I moved to Brazil in 2019 for personal reasons and I took the opportunity to internationalise my business activities. For the moment, we are starting to mainly introduce Syntax Finance here in Brazil, and we are also planning to launch New Trading and the Finclub on the Brazilian market soon.

“I saw my move overseas as an opportunity to develop a different business model.”

 

The company is registered in France, but our business is run completely online, with no physical premises. This was a strategic choice I made right from the start. I wanted to allocate the entire budget to wages and skills rather than office space, which is generally very expensive. We have one employee in Bordeaux, another in Pau and another in Thailand.

When I moved to Brazil, I told myself that there were two ways of looking at things: I could see my move abroad as a nuisance, an obstacle, or I could see it as an opportunity to develop a different business model.

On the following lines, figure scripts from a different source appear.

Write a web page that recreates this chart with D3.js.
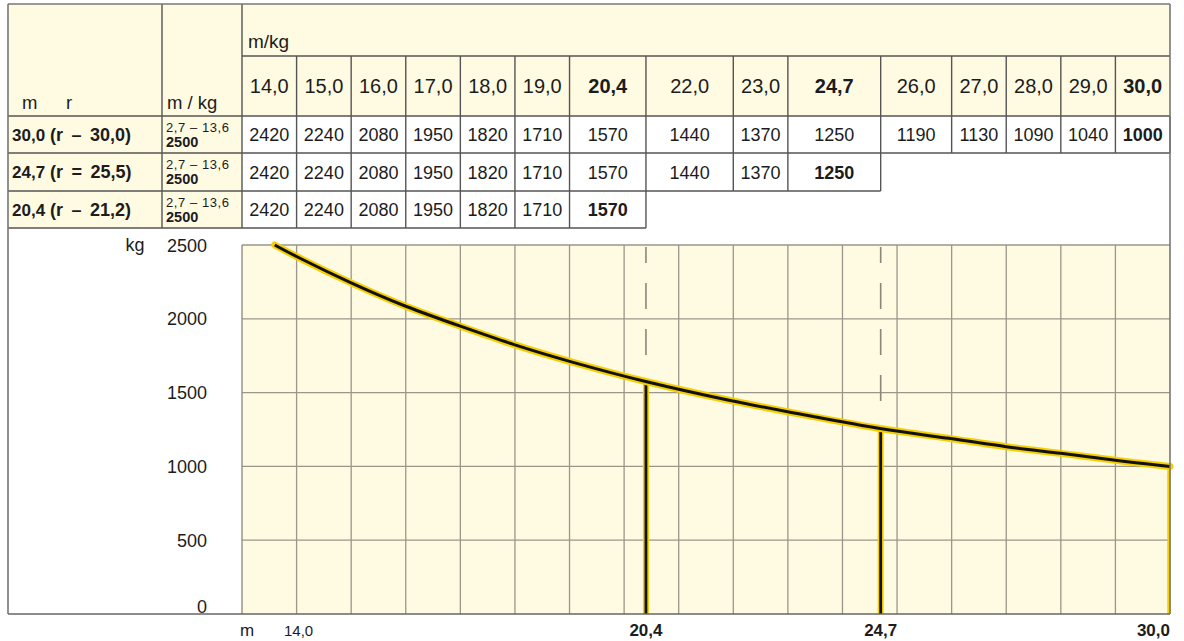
<!DOCTYPE html>
<html><head><meta charset="utf-8">
<script src="https://cdn.jsdelivr.net/npm/d3@7"></script>
<style>
body{margin:0;background:#fff;}
text{font-family:"Liberation Sans",Arial,Helvetica,sans-serif;fill:#1c1c1c;}
</style>
</head><body>
<svg id="c" width="1184" height="641"></svg>
<script>
// ---------- data ----------
const distances = [14.0,15.0,16.0,17.0,18.0,19.0,20.4,22.0,23.0,24.7,26.0,27.0,28.0,29.0,30.0];
const loads     = [2420,2240,2080,1950,1820,1710,1570,1440,1370,1250,1190,1130,1090,1040,1000];
const boomLengths = [30.0, 24.7, 20.4];
const rowRadius   = ["(r – 30,0)", "(r = 25,5)", "(r – 21,2)"];
const maxLoadRange = "2,7 – 13,6";
const maxLoad = 2500;
const maxLoadEnd = 13.6;
const yTicks = [0, 500, 1000, 1500, 2000, 2500];
const xAxisLabels = [14.0, 20.4, 24.7, 30.0];
const boldDistances = [20.4, 24.7, 30.0];
const xDomain = [13, 30];

// ---------- layout ----------
const svg = d3.select("#c");
const L = 8, T = 4, R = 1170, B = 614;
const col1 = 162, col2 = 242;
const rH = [4, 56, 116];            // header row lines
const dR = [116, 153, 191, 228];    // data row lines
const plotTop = 245;
const cream = "#fffae2";
const lineCol = "#555";
const fmt = v => d3.format(".1f")(v).replace(".", ",");

const x = d3.scaleLinear().domain(xDomain).range([col2, R]);
const y = d3.scaleLinear().domain([0, maxLoad]).range([B, plotTop]);
const edges = [xDomain[0], ...distances];

// backgrounds
svg.append("rect").attr("x", L).attr("y", T).attr("width", R - L).attr("height", rH[2] - T).attr("fill", cream);
svg.append("rect").attr("x", L).attr("y", dR[0]).attr("width", col2 - L).attr("height", dR[3] - dR[0]).attr("fill", cream);
svg.append("rect").attr("x", x(xDomain[0])).attr("y", y(maxLoad)).attr("width", x(xDomain[1]) - x(xDomain[0]))
  .attr("height", y(0) - y(maxLoad)).attr("fill", cream);

// grid
const g = svg.append("g");
g.selectAll(".vg").data(d3.range(14, 30)).join("line")
  .attr("x1", d => x(d)).attr("x2", d => x(d)).attr("y1", y(maxLoad)).attr("y2", y(0))
  .attr("stroke", "#9a978a").attr("stroke-width", 1.3);
g.selectAll(".hg").data(yTicks.filter(t => t > 0 && t < maxLoad)).join("line")
  .attr("x1", x(xDomain[0])).attr("x2", x(xDomain[1])).attr("y1", d => y(d)).attr("y2", d => y(d))
  .attr("stroke", "#9a978a").attr("stroke-width", 1.3);
g.append("line").attr("x1", x(xDomain[0])).attr("x2", x(xDomain[1])).attr("y1", y(maxLoad)).attr("y2", y(maxLoad))
  .attr("stroke", "#9a978a").attr("stroke-width", 1.3);
g.append("line").attr("x1", x(xDomain[0])).attr("x2", x(xDomain[0])).attr("y1", y(maxLoad)).attr("y2", y(0))
  .attr("stroke", "#8a877a").attr("stroke-width", 1.3);

const loadAt = m => loads[distances.indexOf(m)];

// dashed guides
const inner = boomLengths.filter(b => b < xDomain[1]);
g.selectAll(".dash").data(inner).join("line")
  .attr("x1", d => x(d)).attr("x2", d => x(d)).attr("y1", y(maxLoad) + 2).attr("y2", d => y(loadAt(d)) - 20)
  .attr("stroke", "#8a877a").attr("stroke-width", 1.6).attr("stroke-dasharray", "26 20").attr("stroke-dashoffset", 10);

// solid verticals
g.selectAll(".vy").data(inner).join("line")
  .attr("x1", d => x(d)).attr("x2", d => x(d)).attr("y1", d => y(loadAt(d))).attr("y2", y(0))
  .attr("stroke", "#f5cf00").attr("stroke-width", 6);
g.selectAll(".vb").data(inner).join("line")
  .attr("x1", d => x(d)).attr("x2", d => x(d)).attr("y1", d => y(loadAt(d))).attr("y2", y(0))
  .attr("stroke", "#111").attr("stroke-width", 2.8);
g.append("line").attr("x1", x(xDomain[1]) - 1).attr("x2", x(xDomain[1]) - 1).attr("y1", y(loadAt(30.0))).attr("y2", y(0))
  .attr("stroke", "#f5cf00").attr("stroke-width", 3.5);

// curve
const pts = [[maxLoadEnd, maxLoad], ...distances.map((d, i) => [d, loads[i]])];
const line = d3.line().x(d => x(d[0])).y(d => y(d[1])).curve(d3.curveBasis);
g.append("path").attr("d", line(pts)).attr("fill", "none").attr("stroke", "#f5cf00").attr("stroke-width", 7).attr("stroke-linecap", "round");
g.append("path").attr("d", line(pts)).attr("fill", "none").attr("stroke", "#111").attr("stroke-width", 3);

// ---------- table ----------
const t = svg.append("g");
const hl = (x1, x2, yy) => t.append("line").attr("x1", x1).attr("x2", x2).attr("y1", yy).attr("y2", yy).attr("stroke", lineCol).attr("stroke-width", 1.4);
const vl = (xx, y1, y2) => t.append("line").attr("x1", xx).attr("x2", xx).attr("y1", y1).attr("y2", y2).attr("stroke", lineCol).attr("stroke-width", 1.4);

hl(col2, R, rH[1]);
hl(L, R, rH[2]);
boomLengths.forEach((b, r) => { hl(L, x(b), dR[r + 1]); });
vl(col1, T, dR[3]);
vl(col2, T, dR[3]);
distances.slice(0, -1).forEach(d => vl(x(d), rH[1], rH[2]));
boomLengths.forEach((b, r) => {
  distances.filter(d => d < b).forEach(d => vl(x(d), dR[r], dR[r + 1]));
  vl(x(b), dR[r], dR[r + 1]);
});

// header texts
t.append("text").attr("x", 248).attr("y", 48).attr("font-size", 19).text("m/kg");
t.append("text").attr("x", 22).attr("y", 109).attr("font-size", 18.5).text("m");
t.append("text").attr("x", 66).attr("y", 109).attr("font-size", 18.5).text("r");
t.append("text").attr("x", 167).attr("y", 109).attr("font-size", 18.5).text("m / kg");
t.selectAll(".hd").data(distances).join("text")
  .attr("x", (d, i) => (x(edges[i]) + x(edges[i + 1])) / 2).attr("y", 93)
  .attr("text-anchor", "middle").attr("font-size", 20)
  .attr("font-weight", d => boldDistances.includes(d) ? "bold" : "normal")
  .text(d => fmt(d));

// data rows
boomLengths.forEach((b, r) => {
  const cy = (dR[r] + dR[r + 1]) / 2;
  t.append("text").attr("x", 12).attr("y", cy + 6).attr("font-size", 17).attr("font-weight", "bold").text(fmt(b));
  t.append("text").attr("x", 50).attr("y", cy + 6).attr("font-size", 18).attr("font-weight", "bold")
    .attr("word-spacing", 3.5).text(rowRadius[r]);
  t.append("text").attr("x", 166).attr("y", cy - 3).attr("font-size", 13).attr("textLength", 63).attr("lengthAdjust", "spacing").text(maxLoadRange);
  t.append("text").attr("x", 166).attr("y", cy + 12).attr("font-size", 14.5).attr("font-weight", "bold").text(maxLoad);
  distances.forEach((d, i) => {
    if (d > b) return;
    t.append("text").attr("x", (x(edges[i]) + x(edges[i + 1])) / 2).attr("y", cy + 6.5)
      .attr("text-anchor", "middle").attr("font-size", 18)
      .attr("font-weight", d === b ? "bold" : "normal")
      .text(loads[i]);
  });
});

// ---------- axis labels ----------
const a = svg.append("g");
svg.append("clipPath").attr("id", "yclip").append("rect").attr("x", 0).attr("y", 237).attr("width", 240).attr("height", 400);
const yl = a.append("g").attr("clip-path", "url(#yclip)");
yl.selectAll("text").data(yTicks).join("text")
  .attr("x", 207).attr("y", d => d === 0 ? y(d) - 1 : y(d) + 6.5)
  .attr("text-anchor", "end").attr("font-size", 18).text(d => d);
a.append("text").attr("x", 135).attr("y", y(maxLoad) + 6).attr("text-anchor", "middle").attr("font-size", 18).text("kg");
a.append("text").attr("x", 240).attr("y", 636).attr("font-size", 17).text("m");
a.selectAll(".xl").data(xAxisLabels).join("text")
  .attr("x", d => d === xDomain[1] ? x(d) : x(d) + (boldDistances.includes(d) ? 0 : 2))
  .attr("y", 636)
  .attr("text-anchor", d => d === xDomain[1] ? "end" : "middle")
  .attr("font-size", d => boldDistances.includes(d) ? 17 : 15)
  .attr("font-weight", d => boldDistances.includes(d) ? "bold" : "normal")
  .text(d => fmt(d));

// ---------- frame ----------
svg.append("line").attr("x1", L).attr("x2", R).attr("y1", B).attr("y2", B).attr("stroke", "#666").attr("stroke-width", 1.6);
svg.append("line").attr("x1", L).attr("x2", L).attr("y1", T).attr("y2", B).attr("stroke", "#777").attr("stroke-width", 1.6);
svg.append("line").attr("x1", R).attr("x2", R).attr("y1", T).attr("y2", B).attr("stroke", "#777").attr("stroke-width", 1.6);
svg.append("line").attr("x1", L).attr("x2", R).attr("y1", T).attr("y2", T).attr("stroke", "#777").attr("stroke-width", 1.6);
</script>
</body></html>
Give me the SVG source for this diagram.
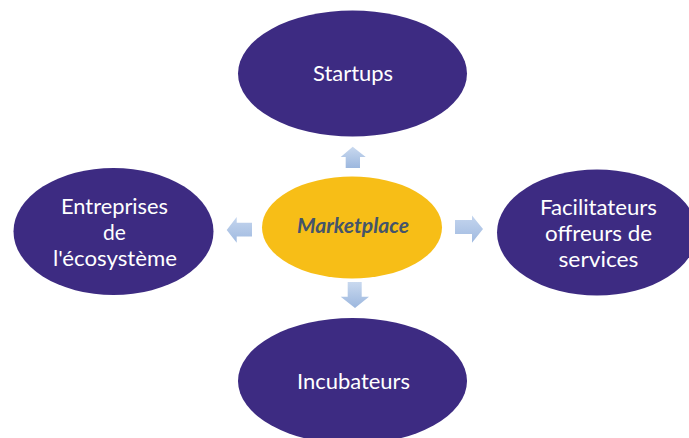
<svg xmlns="http://www.w3.org/2000/svg" width="689" height="438" viewBox="0 0 689 438">
  <defs>
    <linearGradient id="arrowFill" x1="0" y1="0" x2="0" y2="1">
      <stop offset="0" stop-color="#C9D9EF"/>
      <stop offset="1" stop-color="#9CB7DE"/>
    </linearGradient>
    <linearGradient id="arrowFillH" x1="0" y1="0" x2="0" y2="1">
      <stop offset="0" stop-color="#C4D5EE"/>
      <stop offset="1" stop-color="#A0BAE0"/>
    </linearGradient>
  </defs>
  <style>
    .node { fill: #3D2B82; }
    .hub { fill: #F7BE17; }
    .label { font-family: Lato, "Open Sans", "Liberation Sans", sans-serif; font-size: 21px; fill: #FFFFFF; text-anchor: middle; }
    .hub-label { font-family: Lato, "Open Sans", "Liberation Sans", sans-serif; font-size: 20px; font-weight: bold; font-style: italic; fill: #44546A; text-anchor: middle; }
    .arrow { fill: url(#arrowFill); }
    .arrow-h { fill: url(#arrowFillH); }
  </style>
  <rect width="689" height="438" fill="#FFFFFF"/>

  <!-- block arrows pointing outward from the hub -->
  <g id="connectors">
    <polygon class="arrow" points="352.7,146.7 365.7,157 360,157 360,168 345.7,168 345.7,157 340.7,157"/>
    <polygon class="arrow" points="355,308 369,296.7 361.7,296.7 361.7,282 347.7,282 347.7,296.7 340.7,296.7"/>
    <polygon class="arrow-h" points="226.7,230 236.7,217 236.7,222.7 252,222.7 252,236.5 236.7,236.5 236.7,242.7"/>
    <polygon class="arrow-h" points="483,229 472,215.5 472,220 455,220 455,234 472,234 472,242.7"/>
  </g>

  <g id="startups">
    <ellipse class="node" cx="352.5" cy="73.5" rx="114.5" ry="63"/>
    <text class="label" x="353" y="81" textLength="80" lengthAdjust="spacingAndGlyphs">Startups</text>
  </g>

  <g id="incubateurs">
    <ellipse class="node" cx="352.5" cy="381" rx="114.5" ry="63"/>
    <text class="label" x="353.5" y="389" textLength="113" lengthAdjust="spacingAndGlyphs">Incubateurs</text>
  </g>

  <g id="entreprises">
    <ellipse class="node" cx="113.5" cy="231.5" rx="100" ry="63.5"/>
    <text class="label" x="114.5" y="213.5" textLength="107" lengthAdjust="spacingAndGlyphs">Entreprises</text>
    <text class="label" x="114.5" y="240">de</text>
    <text class="label" x="115" y="266" textLength="124" lengthAdjust="spacingAndGlyphs">l'écosystème</text>
  </g>

  <g id="facilitateurs">
    <ellipse class="node" cx="597" cy="232.5" rx="100" ry="63"/>
    <text class="label" x="598.5" y="214.5" textLength="117" lengthAdjust="spacingAndGlyphs">Facilitateurs</text>
    <text class="label" x="598.5" y="240.5" textLength="107" lengthAdjust="spacingAndGlyphs">offreurs de</text>
    <text class="label" x="598.5" y="266.5" textLength="80" lengthAdjust="spacingAndGlyphs">services</text>
  </g>

  <g id="marketplace">
    <ellipse class="hub" cx="352" cy="227.5" rx="90" ry="51"/>
    <text class="hub-label" x="353" y="233" textLength="112" lengthAdjust="spacingAndGlyphs">Marketplace</text>
  </g>
</svg>
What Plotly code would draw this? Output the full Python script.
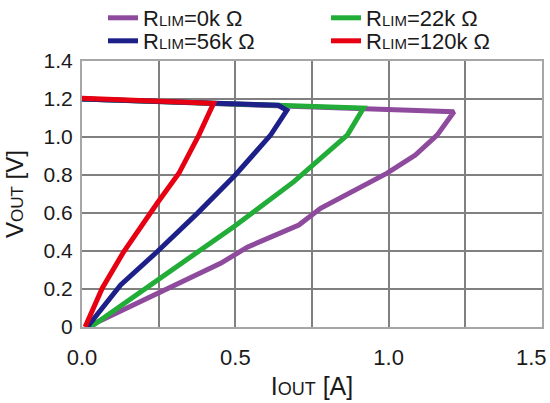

It was a challenge at first, because it takes time to figure it all out. But you realise that when everything is digital, you can automate a lot of time-consuming and repetitive tasks. This frees up company employees to focus on the activities with high added value. It has also allowed us to better withstand the health crisis, because we were already working online. I actually think we must be one of the few companies whose workload increased during that period.

 

What advice do you have for young SKEMA graduates wanting to take the entrepreneurial path?

My first tip would be to develop a double or even a triple skill set, to offer something that isn’t already available in the marketplace. If you develop skills in just one area, finance for example, you’ll really have to be one of the top people in the field to stand out. The same goes for marketing. But if you have a dual skill set, the number of competitors shrinks right down and you have a greater chance of success.

My second piece of advice would be to minimise the cost of mistakes and the cost of learning when starting your business. In my opinion, wanting to raise seed money and turn to outside investors to start your business when you’re newly graduated is asking for trouble. Any mistakes I made when I was first starting out weren’t very costly, because I had started my companies with my own money, without any help from outside investors and without taking on any debt. I had to learn a lot of different skills (website building, email campaign automation, business accounting, etc.), but I actually enjoyed that.

My third piece of advice would be to keep it simple. When people think about starting a company, they tend to imagine launching the next Facebook or Google right away. But in my experience, you have to start with something very simple, make sure it’s turning a profit, and then gradually complexify it if that is what you want.

Lastly, I think that developing an ecosystem has been a very important element in my companies’ development strategy. For example, if I’d only created an amateur blog that offered training in finance, it would have been difficult to break through. But because the blog is attached to Syntax Finance, which is all about producing marketing and SEO content, I can use these skills to develop New Trading. And as for New Trading and the Finclub, they are a means for me to promote the expertise of our agency Syntax Finance. The synergies are many.

So it is really important to think about the different ventures you want to launch as a single ecosystem. To me, entrepreneurship is about laying down bricks − legitimacy bricks and skill bricks − on things that are rather simple. And after a while, the planets align and that’s when the venture really starts to take off. You have to be resilient, because it takes time. But after 8 years of experience in entrepreneurship, one of the main conclusions I’ve drawn is that there is no such thing as an “overnight success” or in other words a business that you build in one night after having a eureka moment or an innovative idea. In my view, quality and speed of execution, intuition and resilience are the greatest assets of an entrepreneur.